Exercise: Leaving out the pictures, retype the lines from the beginning of the listing through the line containing "from bokeh.resources import INLINE".

Raw data:

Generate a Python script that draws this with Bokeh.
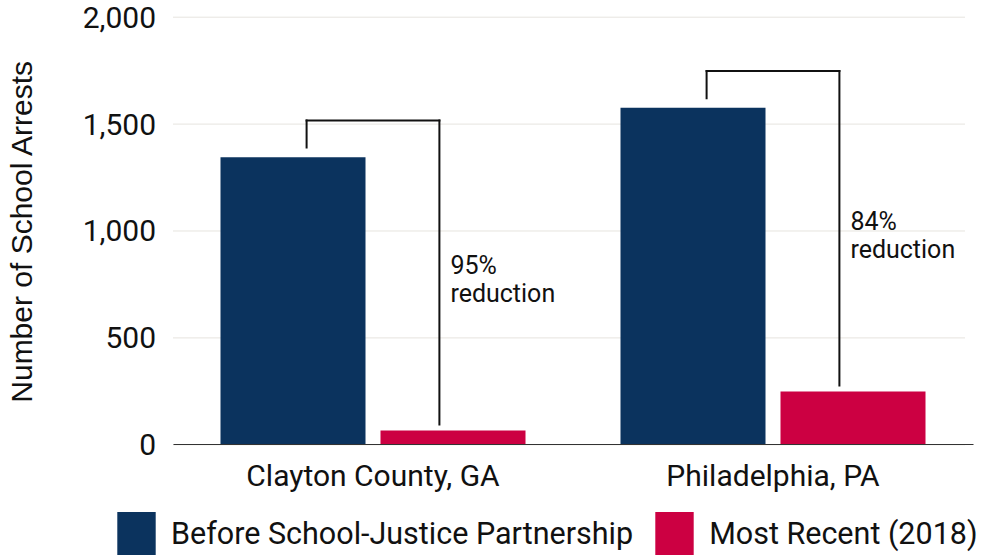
from bokeh.plotting import figure
from bokeh.models import (ColumnDataSource, Range1d, Legend, LegendItem,
                          NumeralTickFormatter, FixedTicker)
from bokeh.transform import dodge
from bokeh.core.properties import value
from bokeh.embed import file_html
from bokeh.resources import INLINE

# ---- data ----
categories = ["Clayton County, GA", "Philadelphia, PA"]
before = [1345, 1576]
recent = [67, 249]
series_labels = ["Before School-Justice Partnership", "Most Recent (2018)"]
y_ticks = [0, 500, 1000, 1500, 2000]

BLUE = "#0b335e"
RED = "#cc0042"
FONT = "Roboto"
INK = "#111111"

n = len(categories)
x_pos = [i + 0.5 for i in range(n)]
reduction = [f"{round((1 - r / b) * 100)}%" for b, r in zip(before, recent)]
top = [b + 172 for b in before]
left_bot = [b + 45 for b in before]
right_bot = [r + 28 for r in recent]
mid = [(t + rb) / 2 for t, rb in zip(top, right_bot)]

src = ColumnDataSource(dict(x=x_pos, before=before, recent=recent,
                            top=top, left_bot=left_bot, right_bot=right_bot,
                            mid=mid, red=reduction, word=["reduction"] * n))

# frame covers the whole canvas; axes are pinned with fixed_location
p = figure(x_range=Range1d(-0.43125, n + 0.02875), y_range=Range1d(-517.8, 2078.1),
           width=984, height=555, output_backend="svg", toolbar_location=None,
           min_border_left=0, min_border_right=0, min_border_top=0,
           min_border_bottom=0)

p.outline_line_color = None
p.background_fill_color = "white"
p.border_fill_color = "white"
p.xgrid.grid_line_color = None
p.ygrid.grid_line_color = None

# horizontal gridlines
p.segment(x0=0, x1=n * 0.99, y0=y_ticks, y1=y_ticks,
          line_color="#e6e4df", line_width=1)

BW = 0.3625
OFF = 0.2
r1 = p.vbar(x=dodge("x", -OFF), top="before", width=BW,
            source=src, fill_color=BLUE, line_color=None)
r2 = p.vbar(x=dodge("x", OFF), top="recent", width=BW,
            source=src, fill_color=RED, line_color=None)

# brackets
A = 0.166
kw = dict(source=src, line_color=INK, line_width=2, line_cap="square")
p.segment(x0=dodge("x", -A), y0="left_bot", x1=dodge("x", -A), y1="top", **kw)
p.segment(x0=dodge("x", -A), y0="top", x1=dodge("x", A), y1="top", **kw)
p.segment(x0=dodge("x", A), y0="top", x1=dodge("x", A), y1="right_bot", **kw)

tkw = dict(source=src, text_font=value(FONT), text_font_size="25px",
           text_color=INK, text_baseline="alphabetic", text_align="left",
           x_offset=11)
p.text(x=dodge("x", A), y="mid", text="red", y_offset=-7, **tkw)
p.text(x=dodge("x", A), y="mid", text="word", y_offset=21, **tkw)

# y axis
p.yaxis.fixed_location = 0
p.yaxis.bounds = (0, 2000)
p.yaxis.ticker = FixedTicker(ticks=y_ticks)
p.yaxis.formatter = NumeralTickFormatter(format="0,0")
p.yaxis.axis_line_color = None
p.yaxis.major_tick_line_color = None
p.yaxis.minor_tick_line_color = None
p.yaxis.major_label_standoff = 11
p.yaxis.major_label_text_font = FONT
p.yaxis.major_label_text_font_size = "30px"
p.yaxis.major_label_text_color = INK
p.yaxis.axis_label = "Number of School Arrests"
p.yaxis.axis_label_text_font = "Liberation Sans"
p.yaxis.axis_label_text_font_size = "30px"
p.yaxis.axis_label_text_font_style = "normal"
p.yaxis.axis_label_text_color = INK
p.yaxis.axis_label_standoff = 42

# x axis
p.xaxis.fixed_location = 0
p.xaxis.bounds = (0, n)
p.xaxis.ticker = FixedTicker(ticks=x_pos)
p.xaxis.major_label_overrides = {x: c for x, c in zip(x_pos, categories)}
p.xaxis.axis_line_color = "#333333"
p.xaxis.axis_line_width = 1.2
p.xaxis.major_tick_line_color = None
p.xaxis.minor_tick_line_color = None
p.xaxis.major_label_standoff = 7
p.xaxis.major_label_text_font = FONT
p.xaxis.major_label_text_font_size = "30px"
p.xaxis.major_label_text_color = INK

# legend (bokeh insets area swatches to 80% of the glyph box)
legend = Legend(items=[LegendItem(label=series_labels[0], renderers=[r1]),
                       LegendItem(label=series_labels[1], renderers=[r2])],
                orientation="horizontal", location=(112, -6),
                glyph_width=48, glyph_height=55, label_standoff=11, spacing=17,
                padding=0, margin=0, border_line_color=None,
                background_fill_alpha=0,
                label_text_font=FONT, label_text_font_size="30.5px",
                label_text_color=INK)
p.add_layout(legend, "center")

open("out.html", "w").write(file_html(p, INLINE))
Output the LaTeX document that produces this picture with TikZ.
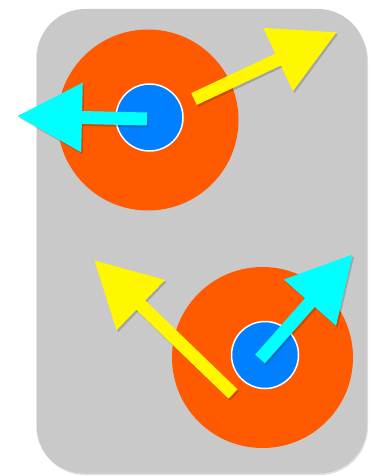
\documentclass[tikz,border=0pt]{standalone}
\usetikzlibrary{arrows.meta,shadows}
\definecolor{bggray}{HTML}{C9C9C9}
\definecolor{orng}{HTML}{FF5A00}
\definecolor{blu}{HTML}{0080FF}
\definecolor{yel}{HTML}{FFF700}
\definecolor{cyn}{HTML}{00FFFF}
\tikzset{
  disc/.style={circle,inner sep=0pt,minimum size=#1},
  bigdisc/.style={disc=181pt,fill=orng},
  smalldisc/.style={disc=67pt,fill=blu,draw=white,line width=1.5pt},
  fatarrow/.style={line width=13pt,draw=#1,-{Triangle[length=65pt,width=66pt]}},
  arrshadow/.style={line width=13pt,draw=black,opacity=0.18,-{Triangle[length=65pt,width=66pt]},transform canvas={xshift=1.5pt,yshift=-2pt}}
}
\begin{document}
\begin{tikzpicture}[x=1pt,y=-1pt]
\useasboundingbox (0,0) rectangle (372,476);
% shadow of panel
\fill[black,opacity=0.12,rounded corners=48pt] (37,13) rectangle (368,475);
\fill[black,opacity=0.10,rounded corners=48pt] (36,11) rectangle (367,473.5);
\fill[bggray,rounded corners=48pt] (37,9) rectangle (366,471);
% top group
\node[bigdisc] (o1) at (148,120) {};
\node[smalldisc] (b1) at (149.5,117.5) {};
\coordinate (y1s) at (194,99);
\coordinate (y1e) at (337,32);
\coordinate (c1s) at (147,119);
\coordinate (c1e) at (17,116);
\draw[arrshadow] (y1s) -- (y1e);
\draw[fatarrow=yel] (y1s) -- (y1e);
\draw[arrshadow] (c1s) -- (c1e);
\draw[fatarrow=cyn] (c1s) -- (c1e);
% bottom group
\node[bigdisc] (o2) at (262.5,357.5) {};
\node[smalldisc] (b2) at (265,355) {};
\coordinate (y2s) at (233,394);
\coordinate (y2e) at (94,260);
\coordinate (c2s) at (260,359);
\coordinate (c2e) at (353,254);
\draw[arrshadow] (y2s) -- (y2e);
\draw[fatarrow=yel] (y2s) -- (y2e);
\draw[arrshadow] (c2s) -- (c2e);
\draw[fatarrow=cyn] (c2s) -- (c2e);
\end{tikzpicture}
\end{document}
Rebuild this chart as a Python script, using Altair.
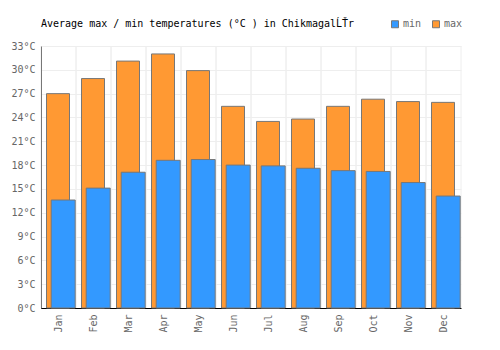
import altair as alt
import pandas as pd

months = ["Jan", "Feb", "Mar", "Apr", "May", "Jun", "Jul", "Aug", "Sep", "Oct", "Nov", "Dec"]
max_t = [27.0, 28.9, 31.1, 32.0, 29.9, 25.4, 23.5, 23.8, 25.4, 26.3, 26.0, 25.9]
min_t = [13.6, 15.1, 17.1, 18.6, 18.7, 18.0, 17.9, 17.6, 17.3, 17.2, 15.8, 14.1]
y_ticks = list(range(0, 34, 3))

df_max = pd.DataFrame({"month": months, "value": max_t, "series": "max"})
df_min = pd.DataFrame({"month": months, "value": min_t, "series": "min"})
df_grid = pd.DataFrame({"month": months})

FONT = "DejaVu Sans Mono"
xsc = alt.Scale(domain=months, paddingInner=0, paddingOuter=0)
ysc = alt.Scale(domain=[0, 33], nice=False)
csc = alt.Scale(domain=["min", "max"], range=["#3399ff", "#ff9933"])

x_axis = alt.Axis(labelAngle=270, labelColor="#666666", labelFont=FONT, labelFontSize=10,
                  ticks=False, grid=False, domainColor="#000000", labelPadding=6, title=None)
y_axis = alt.Axis(values=y_ticks, labelExpr="datum.value + '°C'", labelColor="#666666",
                  labelFont=FONT, labelFontSize=10, ticks=False, gridColor="#eeeeee",
                  domainColor="#000000", labelPadding=6, title=None, labelOverlap=False)

grid_l = alt.Chart(df_grid).mark_rule(color="#eeeeee", xOffset=-17.5).encode(
    x=alt.X("month:N", scale=xsc, axis=x_axis, sort=months))
grid_r = alt.Chart(df_grid).mark_rule(color="#eeeeee", xOffset=17.5).encode(
    x=alt.X("month:N", scale=xsc, axis=x_axis, sort=months))

legend = alt.Legend(title=None, orient="none", legendX=349, legendY=-27, direction="horizontal",
                    symbolType="square", symbolSize=49, symbolStrokeColor="#777777",
                    symbolStrokeWidth=1, labelColor="#666666", labelFont=FONT, labelFontSize=10,
                    columnPadding=8, labelOffset=3, symbolOpacity=1)

bar_max = alt.Chart(df_max).mark_bar(width=23, xOffset=-0.5, stroke="#777777", strokeWidth=1,
                                     opacity=1).encode(
    x=alt.X("month:N", scale=xsc, axis=x_axis, sort=months),
    y=alt.Y("value:Q", scale=ysc, axis=y_axis, stack=None),
    color=alt.Color("series:N", scale=csc, legend=legend),
)
bar_min = alt.Chart(df_min).mark_bar(width=24, xOffset=4.7, stroke="#777777", strokeWidth=1,
                                     opacity=1).encode(
    x=alt.X("month:N", scale=xsc, axis=x_axis, sort=months),
    y=alt.Y("value:Q", scale=ysc, axis=y_axis, stack=None),
    color=alt.Color("series:N", scale=csc, legend=legend),
)

chart = alt.layer(grid_l, grid_r, bar_max, bar_min).properties(
    width=420, height=262,
    padding={"left": 41, "top": 46, "right": 39, "bottom": 42},
    autosize=alt.AutoSizeParams(type="none"),
    title=alt.TitleParams("Average max / min temperatures (°C ) in ChikmagalĹŤr",
                          anchor="start", font=FONT, fontSize=10, fontWeight="normal",
                          color="#000000", offset=-10, frame="group"),
).configure_view(stroke=None)

chart.save("out.html", embed_options={"renderer": "svg", "actions": False})
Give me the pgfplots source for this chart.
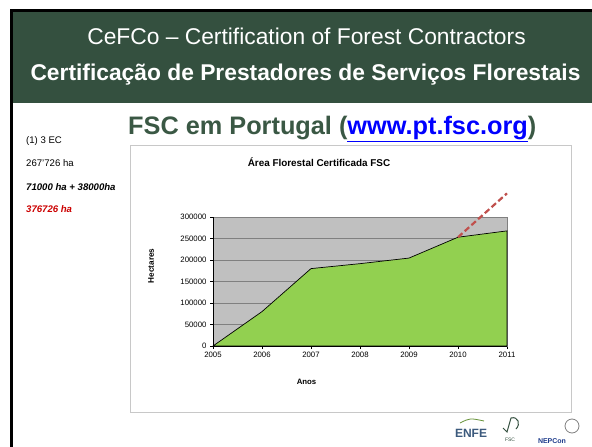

Expected output:
Generate a Python script that draws this with Bokeh.
from bokeh.plotting import figure
from bokeh.models import (ColumnDataSource, Range1d, Legend, LegendItem,
                          NumeralTickFormatter, FixedTicker)
from bokeh.transform import dodge
from bokeh.core.properties import value
from bokeh.embed import file_html
from bokeh.resources import INLINE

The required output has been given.